Stored records:
-- Start --

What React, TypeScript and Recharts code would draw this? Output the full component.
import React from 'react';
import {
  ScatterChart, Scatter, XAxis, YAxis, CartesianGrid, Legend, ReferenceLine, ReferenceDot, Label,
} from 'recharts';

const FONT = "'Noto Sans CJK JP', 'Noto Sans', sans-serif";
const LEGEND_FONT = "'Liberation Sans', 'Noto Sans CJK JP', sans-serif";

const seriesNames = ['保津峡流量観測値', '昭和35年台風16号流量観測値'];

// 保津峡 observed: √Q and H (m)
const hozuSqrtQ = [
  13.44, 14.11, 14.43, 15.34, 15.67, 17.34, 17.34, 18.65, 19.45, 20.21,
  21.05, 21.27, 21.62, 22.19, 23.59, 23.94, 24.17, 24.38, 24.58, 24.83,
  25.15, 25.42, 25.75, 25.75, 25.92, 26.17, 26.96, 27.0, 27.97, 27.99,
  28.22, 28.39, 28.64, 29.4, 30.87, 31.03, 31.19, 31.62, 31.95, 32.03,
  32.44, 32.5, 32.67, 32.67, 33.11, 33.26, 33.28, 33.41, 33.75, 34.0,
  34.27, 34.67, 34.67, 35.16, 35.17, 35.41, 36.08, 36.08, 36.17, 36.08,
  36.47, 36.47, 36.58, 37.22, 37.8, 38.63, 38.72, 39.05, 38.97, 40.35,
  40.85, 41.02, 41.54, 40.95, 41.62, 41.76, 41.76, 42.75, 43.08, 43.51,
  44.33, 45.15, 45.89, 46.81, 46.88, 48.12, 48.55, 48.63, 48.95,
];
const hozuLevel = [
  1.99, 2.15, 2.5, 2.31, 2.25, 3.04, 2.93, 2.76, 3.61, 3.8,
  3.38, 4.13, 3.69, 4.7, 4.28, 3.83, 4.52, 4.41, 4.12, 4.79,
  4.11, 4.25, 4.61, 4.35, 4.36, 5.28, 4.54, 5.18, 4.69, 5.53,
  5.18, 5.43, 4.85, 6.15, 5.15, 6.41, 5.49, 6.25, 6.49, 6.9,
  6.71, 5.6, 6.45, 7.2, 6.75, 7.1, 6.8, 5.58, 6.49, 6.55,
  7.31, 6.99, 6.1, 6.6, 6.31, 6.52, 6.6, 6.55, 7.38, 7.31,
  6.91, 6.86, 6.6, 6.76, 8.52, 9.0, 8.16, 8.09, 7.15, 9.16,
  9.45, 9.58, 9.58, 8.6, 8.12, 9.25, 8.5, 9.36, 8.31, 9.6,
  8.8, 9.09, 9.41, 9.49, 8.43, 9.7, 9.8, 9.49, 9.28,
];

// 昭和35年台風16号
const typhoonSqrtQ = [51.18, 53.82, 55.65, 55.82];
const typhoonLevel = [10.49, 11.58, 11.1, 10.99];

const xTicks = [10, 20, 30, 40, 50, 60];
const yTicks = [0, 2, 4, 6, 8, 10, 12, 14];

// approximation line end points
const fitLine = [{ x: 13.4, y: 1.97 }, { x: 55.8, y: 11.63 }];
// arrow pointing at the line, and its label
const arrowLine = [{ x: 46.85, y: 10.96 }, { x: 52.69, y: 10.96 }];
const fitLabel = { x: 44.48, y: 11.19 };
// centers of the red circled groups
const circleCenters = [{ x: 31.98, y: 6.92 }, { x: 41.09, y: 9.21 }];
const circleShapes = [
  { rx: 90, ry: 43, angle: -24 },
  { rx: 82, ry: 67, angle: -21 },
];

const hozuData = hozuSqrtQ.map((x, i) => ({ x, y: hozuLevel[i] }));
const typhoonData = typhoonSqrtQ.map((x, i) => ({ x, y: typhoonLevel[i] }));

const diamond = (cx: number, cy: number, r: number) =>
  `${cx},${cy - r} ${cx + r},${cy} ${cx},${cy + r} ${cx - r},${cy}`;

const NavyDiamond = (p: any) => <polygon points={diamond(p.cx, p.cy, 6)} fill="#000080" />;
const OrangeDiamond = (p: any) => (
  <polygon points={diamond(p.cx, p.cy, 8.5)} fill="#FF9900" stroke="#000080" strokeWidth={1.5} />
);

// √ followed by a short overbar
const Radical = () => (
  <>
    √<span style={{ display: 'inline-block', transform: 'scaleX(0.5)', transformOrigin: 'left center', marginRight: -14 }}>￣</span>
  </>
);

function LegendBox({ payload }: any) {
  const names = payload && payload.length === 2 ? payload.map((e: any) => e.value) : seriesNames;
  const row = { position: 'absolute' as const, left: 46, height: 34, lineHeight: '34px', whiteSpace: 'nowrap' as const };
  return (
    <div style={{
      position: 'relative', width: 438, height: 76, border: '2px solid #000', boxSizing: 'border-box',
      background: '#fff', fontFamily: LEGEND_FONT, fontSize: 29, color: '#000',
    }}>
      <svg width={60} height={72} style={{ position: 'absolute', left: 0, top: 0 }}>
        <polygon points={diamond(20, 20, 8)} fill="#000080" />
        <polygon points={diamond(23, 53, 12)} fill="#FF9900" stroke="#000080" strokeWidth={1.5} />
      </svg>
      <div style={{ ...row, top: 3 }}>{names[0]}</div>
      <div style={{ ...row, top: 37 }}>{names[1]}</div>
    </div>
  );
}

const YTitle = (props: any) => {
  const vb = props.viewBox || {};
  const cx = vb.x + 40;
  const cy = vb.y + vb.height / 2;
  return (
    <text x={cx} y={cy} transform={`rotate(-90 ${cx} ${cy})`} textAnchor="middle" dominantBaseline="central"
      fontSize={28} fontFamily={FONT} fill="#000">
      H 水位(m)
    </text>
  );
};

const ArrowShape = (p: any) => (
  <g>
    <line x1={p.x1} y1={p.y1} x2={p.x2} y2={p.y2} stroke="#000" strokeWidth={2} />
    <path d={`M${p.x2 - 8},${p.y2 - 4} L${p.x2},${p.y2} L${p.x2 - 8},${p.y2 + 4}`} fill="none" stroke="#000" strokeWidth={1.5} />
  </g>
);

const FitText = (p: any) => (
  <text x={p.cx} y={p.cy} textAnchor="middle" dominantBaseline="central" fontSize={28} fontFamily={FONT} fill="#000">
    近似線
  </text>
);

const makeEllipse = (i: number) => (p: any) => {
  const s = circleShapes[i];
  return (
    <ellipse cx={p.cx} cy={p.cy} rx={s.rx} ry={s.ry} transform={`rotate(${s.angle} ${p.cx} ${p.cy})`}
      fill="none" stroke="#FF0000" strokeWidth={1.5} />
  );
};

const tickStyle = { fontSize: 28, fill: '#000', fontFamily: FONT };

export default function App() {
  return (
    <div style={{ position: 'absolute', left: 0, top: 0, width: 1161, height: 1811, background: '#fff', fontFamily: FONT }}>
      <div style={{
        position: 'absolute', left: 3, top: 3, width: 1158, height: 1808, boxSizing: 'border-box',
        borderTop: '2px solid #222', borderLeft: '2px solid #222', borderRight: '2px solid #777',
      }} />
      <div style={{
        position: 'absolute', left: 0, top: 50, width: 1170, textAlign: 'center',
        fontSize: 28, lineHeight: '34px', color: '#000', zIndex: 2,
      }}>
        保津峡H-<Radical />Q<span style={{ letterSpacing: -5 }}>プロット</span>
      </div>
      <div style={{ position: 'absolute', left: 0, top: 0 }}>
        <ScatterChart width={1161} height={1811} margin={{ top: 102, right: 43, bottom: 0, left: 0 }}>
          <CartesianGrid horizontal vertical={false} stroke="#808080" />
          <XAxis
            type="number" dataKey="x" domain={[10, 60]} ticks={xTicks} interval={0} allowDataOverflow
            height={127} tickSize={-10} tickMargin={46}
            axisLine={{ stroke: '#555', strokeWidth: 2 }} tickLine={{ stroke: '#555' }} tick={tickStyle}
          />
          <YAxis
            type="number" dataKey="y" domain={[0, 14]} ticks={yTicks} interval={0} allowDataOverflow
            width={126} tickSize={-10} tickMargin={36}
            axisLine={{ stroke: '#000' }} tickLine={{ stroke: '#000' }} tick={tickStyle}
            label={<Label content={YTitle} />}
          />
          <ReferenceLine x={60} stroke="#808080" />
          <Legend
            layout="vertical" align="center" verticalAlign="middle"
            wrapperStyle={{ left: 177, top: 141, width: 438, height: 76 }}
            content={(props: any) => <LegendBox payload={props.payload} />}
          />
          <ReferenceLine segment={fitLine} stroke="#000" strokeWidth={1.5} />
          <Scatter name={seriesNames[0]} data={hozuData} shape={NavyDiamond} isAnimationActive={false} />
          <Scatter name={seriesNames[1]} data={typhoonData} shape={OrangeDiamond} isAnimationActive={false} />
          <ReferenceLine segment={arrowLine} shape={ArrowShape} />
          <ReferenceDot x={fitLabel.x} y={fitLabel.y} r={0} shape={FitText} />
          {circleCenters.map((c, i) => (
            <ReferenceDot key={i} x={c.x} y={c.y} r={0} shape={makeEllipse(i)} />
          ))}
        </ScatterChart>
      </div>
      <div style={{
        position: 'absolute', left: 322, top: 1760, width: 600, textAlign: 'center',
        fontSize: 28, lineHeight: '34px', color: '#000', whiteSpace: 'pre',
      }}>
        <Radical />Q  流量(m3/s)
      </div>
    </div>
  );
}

-- End --
-- Start --

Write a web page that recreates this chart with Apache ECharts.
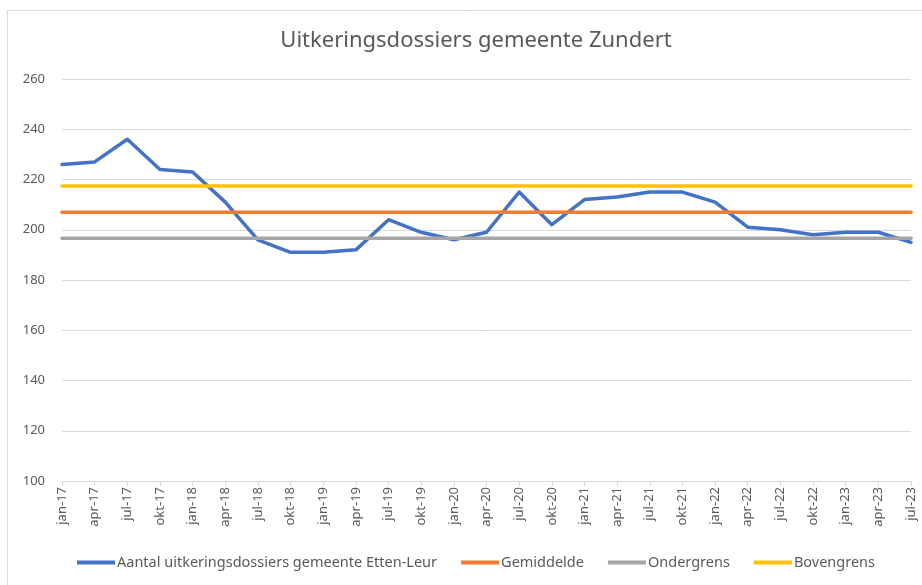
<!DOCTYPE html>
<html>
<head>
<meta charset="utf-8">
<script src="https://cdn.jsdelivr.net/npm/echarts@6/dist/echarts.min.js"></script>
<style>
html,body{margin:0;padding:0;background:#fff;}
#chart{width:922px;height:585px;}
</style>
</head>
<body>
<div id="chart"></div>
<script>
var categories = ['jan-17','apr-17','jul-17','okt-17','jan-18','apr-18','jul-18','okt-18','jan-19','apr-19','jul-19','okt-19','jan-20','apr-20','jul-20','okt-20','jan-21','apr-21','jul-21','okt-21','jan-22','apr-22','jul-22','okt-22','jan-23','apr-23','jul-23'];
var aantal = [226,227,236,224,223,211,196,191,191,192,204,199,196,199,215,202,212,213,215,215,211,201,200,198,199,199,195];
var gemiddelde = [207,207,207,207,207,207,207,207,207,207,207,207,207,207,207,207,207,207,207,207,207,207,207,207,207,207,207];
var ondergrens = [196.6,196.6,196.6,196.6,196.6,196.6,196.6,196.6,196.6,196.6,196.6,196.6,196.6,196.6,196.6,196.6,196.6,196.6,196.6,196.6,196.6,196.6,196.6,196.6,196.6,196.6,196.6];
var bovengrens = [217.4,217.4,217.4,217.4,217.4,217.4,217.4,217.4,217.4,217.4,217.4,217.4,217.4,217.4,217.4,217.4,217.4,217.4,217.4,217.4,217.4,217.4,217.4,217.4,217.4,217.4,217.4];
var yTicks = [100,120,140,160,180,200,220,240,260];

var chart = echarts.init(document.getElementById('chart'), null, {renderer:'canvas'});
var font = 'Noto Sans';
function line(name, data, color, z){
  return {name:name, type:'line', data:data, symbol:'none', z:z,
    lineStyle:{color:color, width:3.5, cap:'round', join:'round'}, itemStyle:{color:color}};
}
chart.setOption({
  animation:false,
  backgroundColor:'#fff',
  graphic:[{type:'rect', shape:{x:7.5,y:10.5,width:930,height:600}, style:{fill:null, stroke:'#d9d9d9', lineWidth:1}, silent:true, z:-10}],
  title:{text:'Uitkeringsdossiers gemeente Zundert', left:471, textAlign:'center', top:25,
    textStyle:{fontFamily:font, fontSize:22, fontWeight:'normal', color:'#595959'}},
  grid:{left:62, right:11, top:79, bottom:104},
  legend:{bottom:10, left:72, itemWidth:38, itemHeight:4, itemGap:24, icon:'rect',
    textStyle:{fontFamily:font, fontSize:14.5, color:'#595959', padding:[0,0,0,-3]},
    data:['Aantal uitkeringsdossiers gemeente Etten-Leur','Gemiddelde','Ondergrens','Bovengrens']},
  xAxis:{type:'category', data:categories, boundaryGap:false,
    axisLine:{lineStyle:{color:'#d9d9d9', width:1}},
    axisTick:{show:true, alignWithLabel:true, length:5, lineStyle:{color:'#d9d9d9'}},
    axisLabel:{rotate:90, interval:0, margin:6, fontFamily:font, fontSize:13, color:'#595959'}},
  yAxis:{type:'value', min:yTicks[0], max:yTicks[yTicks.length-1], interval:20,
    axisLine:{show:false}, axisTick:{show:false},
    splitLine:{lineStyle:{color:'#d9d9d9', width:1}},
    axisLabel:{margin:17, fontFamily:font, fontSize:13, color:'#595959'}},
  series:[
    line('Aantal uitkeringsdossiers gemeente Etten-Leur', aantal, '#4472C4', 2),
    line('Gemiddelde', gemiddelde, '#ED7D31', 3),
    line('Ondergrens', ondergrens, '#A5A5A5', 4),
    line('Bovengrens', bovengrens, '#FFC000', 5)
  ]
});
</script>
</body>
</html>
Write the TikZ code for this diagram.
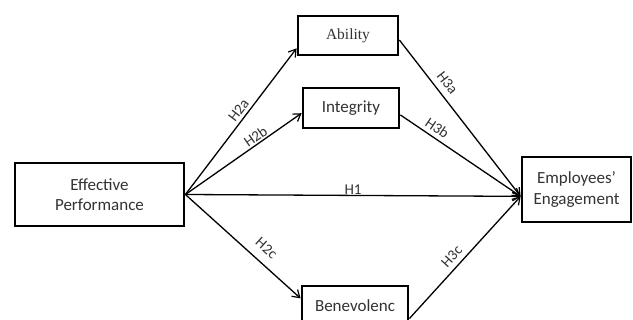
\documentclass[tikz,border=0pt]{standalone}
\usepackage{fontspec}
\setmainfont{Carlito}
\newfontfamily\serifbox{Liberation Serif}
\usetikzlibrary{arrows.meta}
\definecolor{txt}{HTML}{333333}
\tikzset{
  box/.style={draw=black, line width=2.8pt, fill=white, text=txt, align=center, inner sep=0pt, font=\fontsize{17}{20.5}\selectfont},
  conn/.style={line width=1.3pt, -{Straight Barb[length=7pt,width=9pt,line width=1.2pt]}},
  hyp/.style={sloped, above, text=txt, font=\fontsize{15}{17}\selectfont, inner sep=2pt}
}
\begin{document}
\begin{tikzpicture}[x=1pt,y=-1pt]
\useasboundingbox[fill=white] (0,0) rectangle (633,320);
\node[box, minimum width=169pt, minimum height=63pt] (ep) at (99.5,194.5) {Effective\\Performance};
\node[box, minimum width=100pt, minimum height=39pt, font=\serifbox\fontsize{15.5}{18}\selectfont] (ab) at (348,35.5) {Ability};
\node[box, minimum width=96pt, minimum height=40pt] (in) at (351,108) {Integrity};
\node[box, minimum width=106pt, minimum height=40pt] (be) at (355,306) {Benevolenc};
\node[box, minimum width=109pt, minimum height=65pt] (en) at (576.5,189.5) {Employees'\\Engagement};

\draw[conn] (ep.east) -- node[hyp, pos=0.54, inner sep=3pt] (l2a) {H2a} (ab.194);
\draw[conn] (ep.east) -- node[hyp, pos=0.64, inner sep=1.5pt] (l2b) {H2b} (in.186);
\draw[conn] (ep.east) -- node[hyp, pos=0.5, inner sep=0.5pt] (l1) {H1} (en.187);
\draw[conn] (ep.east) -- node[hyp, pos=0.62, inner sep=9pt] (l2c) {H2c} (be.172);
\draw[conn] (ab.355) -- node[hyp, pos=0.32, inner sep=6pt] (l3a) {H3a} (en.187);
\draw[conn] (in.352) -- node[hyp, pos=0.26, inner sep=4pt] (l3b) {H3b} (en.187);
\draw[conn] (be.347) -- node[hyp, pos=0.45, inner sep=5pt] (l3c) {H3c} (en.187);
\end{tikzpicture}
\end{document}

-- End --

__REQUIRED TASK__
The lines to be given again exactly are those from the one containing "What React, TypeScript" up to and including the one containing "const seriesNames = ['保津峡流量観測値', '昭和35年台風16号流量観測値'];".

__EXERCISE RESULT__
What React, TypeScript and Recharts code would draw this? Output the full component.
import React from 'react';
import {
  ScatterChart, Scatter, XAxis, YAxis, CartesianGrid, Legend, ReferenceLine, ReferenceDot, Label,
} from 'recharts';

const FONT = "'Noto Sans CJK JP', 'Noto Sans', sans-serif";
const LEGEND_FONT = "'Liberation Sans', 'Noto Sans CJK JP', sans-serif";

const seriesNames = ['保津峡流量観測値', '昭和35年台風16号流量観測値'];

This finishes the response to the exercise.